Starting September 2, 2019, first-time homebuyers can apply for the Government of Canada’s new first-time home buyer incentive program. The new shared equity mortgage program is being touted as an interest-free loan from Canada Mortgage and Housing Corporation (CMHC) to help lower mortgage costs for eligible Canadians.
Read on to learn how the First-Time Home Buyer Incentive program works, who’s eligible and, most importantly, if it is worthwhile.
First-Time Home Buyer Incentive (FTHBI) basics:
- Eligible household income must be under $120,000
- Homebuyers must still provide a minimum 5% down payment on your own
- First-time homebuyers must have not occupied a home in the previous four years that you or your spouse/partner has owned
- The total amount borrowed (your combined mortgage amount plus incentive) cannot exceed four times your household income
- All other mortgage stress test criteria and normal default-insurance requirements must also be met
- The incentive must be repaid after 25 years or if the property is sold; repayment amount is based on the property’s fair market value
How much money can you borrow?
- 5% for an existing re-sale home
- 5% or 10% for a new construction
- 5% for new or existing mobile/manufactured home
How does repayment work?
For a 5% incentive, you will repay 5% of the home’s value at repayment. For a 10% incentive, you will repay 10% of the home’s value at repayment. CMHC shares in both the proportionate gains or losses in home value.
For example, if you receive 10% of the cost of a new $400,000 home through the First-Time Home Buyer Incentive program ($40,000) and the selling price for that home 10 years later is $440,000, the repayment amount would be 10% of the home’s current value, or $44,000.
You can repay the incentive in full at any time without a prepayment penalty, however, you cannot make partial payments.
How much can you save on mortgage payments?
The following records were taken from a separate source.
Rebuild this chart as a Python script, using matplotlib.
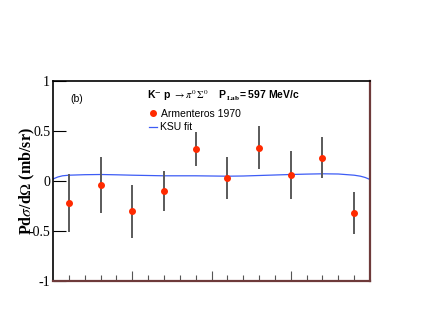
import matplotlib
matplotlib.use("Agg")
import matplotlib.pyplot as plt
import numpy as np

plt.rcParams['mathtext.fontset'] = 'stix'

# Data
cos_theta = [-0.9, -0.7, -0.5, -0.3, -0.1, 0.1, 0.3, 0.5, 0.7, 0.9]
p_dsig = [-0.22, -0.035, -0.30, -0.095, 0.325, 0.03, 0.335, 0.065, 0.235, -0.315]
p_err = [0.29, 0.28, 0.265, 0.20, 0.17, 0.21, 0.215, 0.24, 0.205, 0.21]

fit_x = [-1.0, -0.97, -0.94, -0.9, -0.8, -0.7, -0.6, -0.5, -0.4, -0.3, -0.2, -0.1,
         0.0, 0.1, 0.2, 0.3, 0.4, 0.5, 0.6, 0.7, 0.8, 0.9, 0.94, 0.97, 1.0]
fit_y = [0.02, 0.040, 0.052, 0.058, 0.063, 0.065, 0.062, 0.058, 0.055, 0.052, 0.052, 0.052,
         0.050, 0.048, 0.050, 0.055, 0.060, 0.065, 0.069, 0.072, 0.070, 0.058, 0.048, 0.035, 0.015]

yticks = [-1, -0.5, 0, 0.5, 1]
yticklabels = ['-1', '-0.5', '0', '0.5', '1']

fig = plt.figure(figsize=(4.24, 3.27), dpi=100)
ax = fig.add_axes([53/424, 1-281/327, (370-53)/424, (281-81)/327])

ax.plot(fit_x, fit_y, color='#3d5cf5', lw=0.9, zorder=2)
ax.errorbar(cos_theta, p_dsig, yerr=p_err, fmt='none', ecolor='#5a5a5a', elinewidth=1.4, capsize=0, zorder=3)
ax.plot(cos_theta, p_dsig, 'o', color='#ff2a00', markersize=4, zorder=4)

ax.set_xlim(-1, 1)
ax.set_ylim(-1, 1)

ax.set_xticks([-0.5, 0, 0.5])
ax.set_xticks(np.arange(-0.9, 0.95, 0.1), minor=True)
ax.set_xticklabels([])
ax.tick_params(axis='x', which='major', direction='in', length=7, width=0.8, color='#555555')
ax.tick_params(axis='x', which='minor', direction='in', length=4, width=0.8, color='#555555')

ax.set_yticks(yticks)
ax.set_yticklabels(yticklabels, family='Liberation Serif', fontsize=10)
ax.tick_params(axis='y', which='major', direction='in', length=9, width=0.8, pad=2)
ax.tick_params(axis='y', which='minor', left=False)

for s in ['left', 'top']:
    ax.spines[s].set_color('black')
    ax.spines[s].set_linewidth(1.2)
for s in ['bottom', 'right']:
    ax.spines[s].set_color('#6e3a3a')
    ax.spines[s].set_linewidth(1.6)

ax.set_ylabel(r'Pd$\sigma$/d$\Omega$ (mb/sr)', family='Liberation Serif', fontweight='bold',
              fontsize=11.5, labelpad=-6)

# annotations
fig.text(70/424, 1-99/327, '(b)', family='Liberation Sans', fontsize=7.5, va='center', ha='left')
fig.text(147/424, 1-96/327,
         r'K$^{\mathbf{-}}$ p $\rightarrow \pi^{0}\,\Sigma^{0}$    P$_{\mathbf{Lab}}$= 597 MeV/c',
         family='Liberation Sans', fontweight='bold', fontsize=7.5, va='center', ha='left')

# legend
fig.lines.append(plt.Line2D([153/424], [1-113/327], marker='o', color='#ff2a00', markersize=4,
                            linestyle='none', transform=fig.transFigure))
fig.text(161/424, 1-114/327, 'Armenteros 1970', family='Liberation Sans', fontsize=7.5,
         va='center', ha='left')
fig.lines.append(plt.Line2D([149/424, 157/424], [1-127/327, 1-127/327], color='#3d5cf5', lw=0.9,
                            transform=fig.transFigure))
fig.text(160/424, 1-127/327, 'KSU fit', family='Liberation Sans', fontsize=7.5,
         va='center', ha='left')

fig.savefig('out.png', dpi=100)
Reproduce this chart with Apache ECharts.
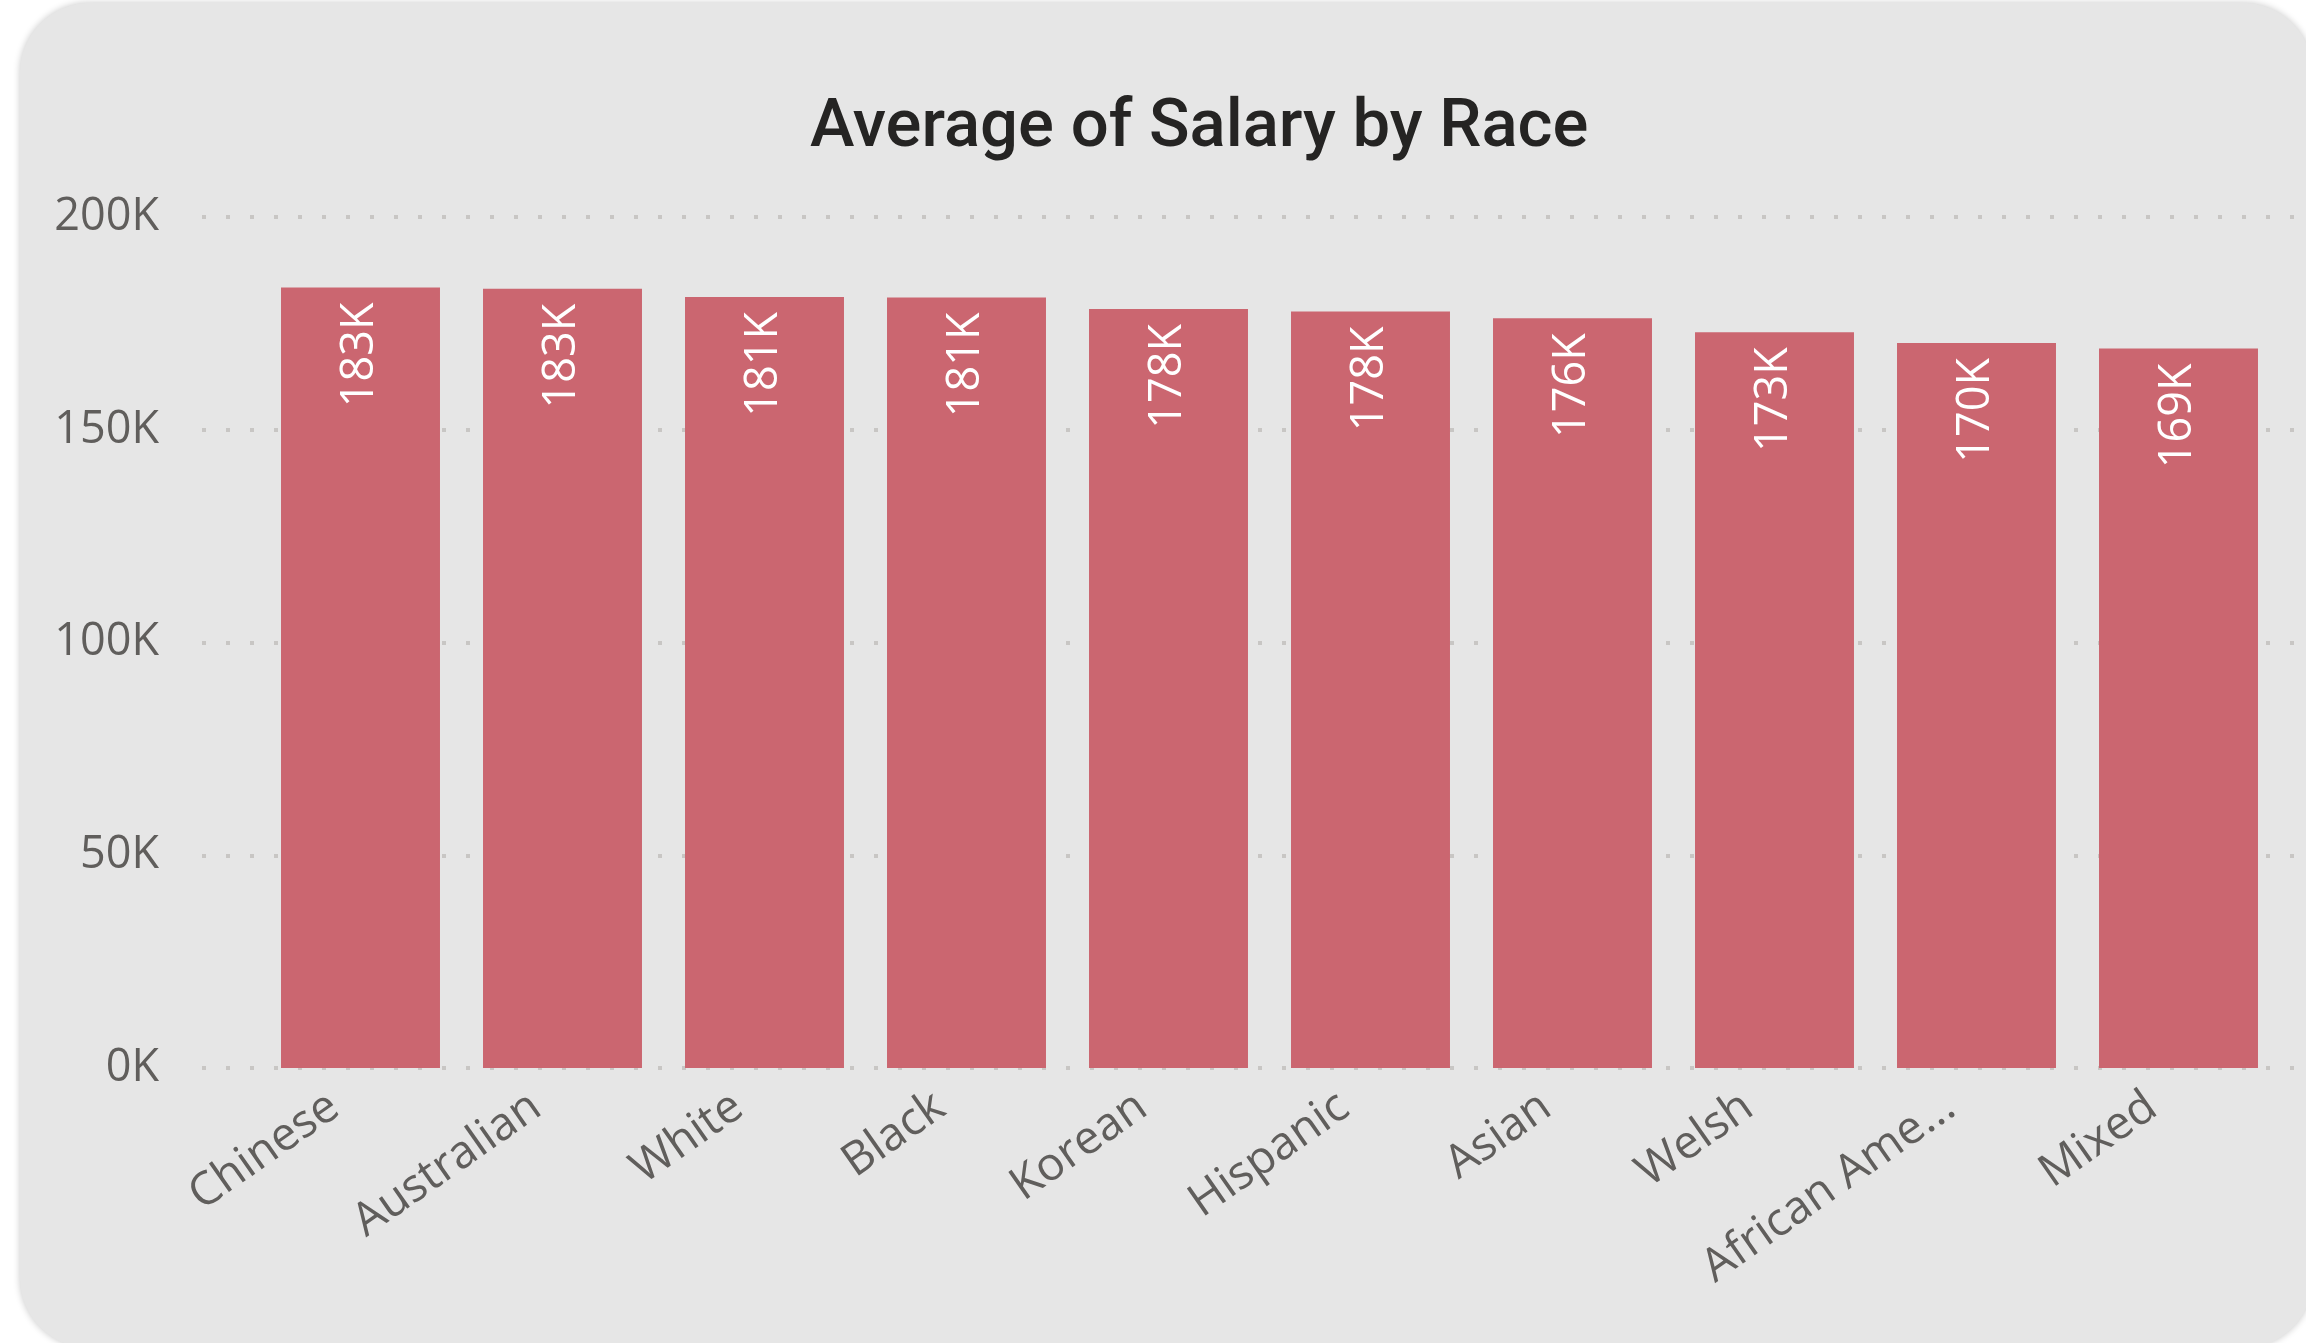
<!DOCTYPE html>
<html>
<head>
<meta charset="utf-8">
<title>Average of Salary by Race</title>
<script src="https://cdn.jsdelivr.net/npm/echarts@6/dist/echarts.min.js"></script>
<style>
    html, body { margin: 0; padding: 0; background: #ffffff; overflow: hidden; }
    .card {
        position: absolute; left: 20px; top: 3px; width: 2293px; height: 1345px;
        background: #e6e6e6; border-radius: 70px;
        box-shadow: 0 0 7px rgba(0, 0, 0, 0.22);
    }
    .chart { position: absolute; left: 0; top: 0; width: 2306px; height: 1343px; }
</style>
</head>
<body>
<div class="card"></div>
<div class="chart"></div>
<script>
// 数据
var races = ['Chinese', 'Australian', 'White', 'Black', 'Korean', 'Hispanic', 'Asian', 'Welsh', 'African American', 'Mixed'];
var avgSalary = [183450, 183150, 181200, 181100, 178400, 177800, 176200, 172900, 170400, 169100];
var yTickLabels = ['0K', '50K', '100K', '150K', '200K'];

{
    var myChart = echarts.init(document.querySelector('.chart'));
    var labelFont = 'Open Sans';
    var option = {
        color: ['#CB6670'],
        title: {
            text: 'Average of Salary by Race',
            left: 810,
            top: 96,
            padding: 0,
            textStyle: {
                fontFamily: 'Roboto',
                fontSize: 67,
                fontWeight: 500,
                color: '#252423'
            }
        },
        grid: [
            // 柱子所在的网格
            { left: 259.5, right: 26.5, top: 217, bottom: 275 },
            // 只画虚线和 y 轴文字
            { left: 200, right: 0, top: 217, bottom: 275 }
        ],
        xAxis: [
            {
                type: 'category',
                gridIndex: 0,
                data: races,
                axisLine: { show: false },
                axisTick: { show: false },
                axisLabel: {
                    interval: 0,
                    rotate: 35,
                    margin: 16,
                    padding: [0, 32, 0, 0],
                    color: '#605E5C',
                    fontFamily: labelFont,
                    fontSize: 46,
                    formatter: function (v) {
                        return v.length > 12 ? v.slice(0, 11) + '...' : v;
                    }
                }
            },
            { type: 'value', gridIndex: 1, min: 0, max: 1, show: false }
        ],
        yAxis: [
            { type: 'value', gridIndex: 0, min: 0, max: 200000, interval: 50000, show: false },
            {
                type: 'value',
                gridIndex: 1,
                min: 0,
                max: 200000,
                interval: 50000,
                axisLine: { show: false },
                axisTick: { show: false },
                axisLabel: {
                    margin: 41,
                    color: '#605E5C',
                    fontFamily: labelFont,
                    fontSize: 45,
                    formatter: function (v, i) { return yTickLabels[i]; }
                },
                splitLine: {
                    show: true,
                    lineStyle: { color: '#C8C6C4', width: 4, type: [4, 20], dashOffset: -2 }
                }
            }
        ],
        series: [
            {
                name: 'Average of Salary',
                type: 'bar',
                xAxisIndex: 0,
                yAxisIndex: 0,
                barCategoryGap: '21.3%',
                data: avgSalary,
                label: {
                    show: true,
                    position: 'insideTop',
                    rotate: 90,
                    align: 'right',
                    verticalAlign: 'middle',
                    distance: 15,
                    color: '#ffffff',
                    fontFamily: labelFont,
                    fontSize: 45,
                    formatter: function (p) { return Math.round(p.value / 1000) + 'K'; }
                }
            }
        ]
    };
    myChart.setOption(option);
    window.addEventListener('resize', function () {
        myChart.resize();
    });
}
</script>
</body>
</html>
Let’s take a look at some of the basic savings you can expect if you take advantage of the incentive program based on current average home prices in Edmonton. The following table assumes a 5% downpayment and a 5-year 2.99% mortgage over a 25-year amortization. It does not take into consideration any FTHBI transaction fees (at the time of publishing, none had been announced yet).
Gambling with Federal money — Do homeowners actually win?
On the surface, the FTHBI sounds pretty great — an interest-free loan to reduce mortgage payments for first-time homebuyers? Yes, please! But when you deep dive into eligibility criteria and work through some of the finer points, it’s a little less clear who really benefits from the program. Here’s a few things to consider before you apply for the FTHBI:
Hopefully you don’t want to buy in Vancouver or Toronto
To qualify for the maximum allowable purchase price (approx. $565,000), you would need a household income of $120,000 a year and a 14.99% downpayment of your own money. Cities like Vancouver or Toronto don’t have a lot of housing inventory in that price range, so the program won’t be much help to first-time buyers in those markets.
Investing in major home renovations or improvements? Be prepared to share the profits
The government is clearly banking on the appreciation of property values over time. But if you invest in major improvements that dramatically increase the value of your home, just bear in mind that the government will reap some of the benefits too.
FTHBI’s loan-to-value rules reduce the total down payment to less than 20%
If you take the 5% incentive, the maximum down payment you can make is 14.99%. If you take the 10% new-build incentive, the maximum down payment you can make is 9.99%.
How does FTHBI help Edmonton homebuyers?
The new incentive program works well for first-time homebuyers looking to purchase a starter home or condo under $500,000. The catch is that buyers need to be willing to give up 5% of their home’s future value in exchange for lower monthly payments.
Compared to some of Canada’s biggest cities, there’s a good inventory of Edmonton homes below the maximum allowable purchase price (approx. $565,000), particularly duplexes and condos for sale. Those who stand to benefit the most from FTHBI are likely homebuyers who don’t necessarily need an incentive to qualify for a regular mortgage, but will take advantage of an opportunity to save on interest and premiums, particularly in markets where home prices are not expected to skyrocket in the short term (like Edmonton), while investing their mortgage savings elsewhere for a better return.
Are you a first-time homebuyer? Would you use the First Time Home Buyer Incentive?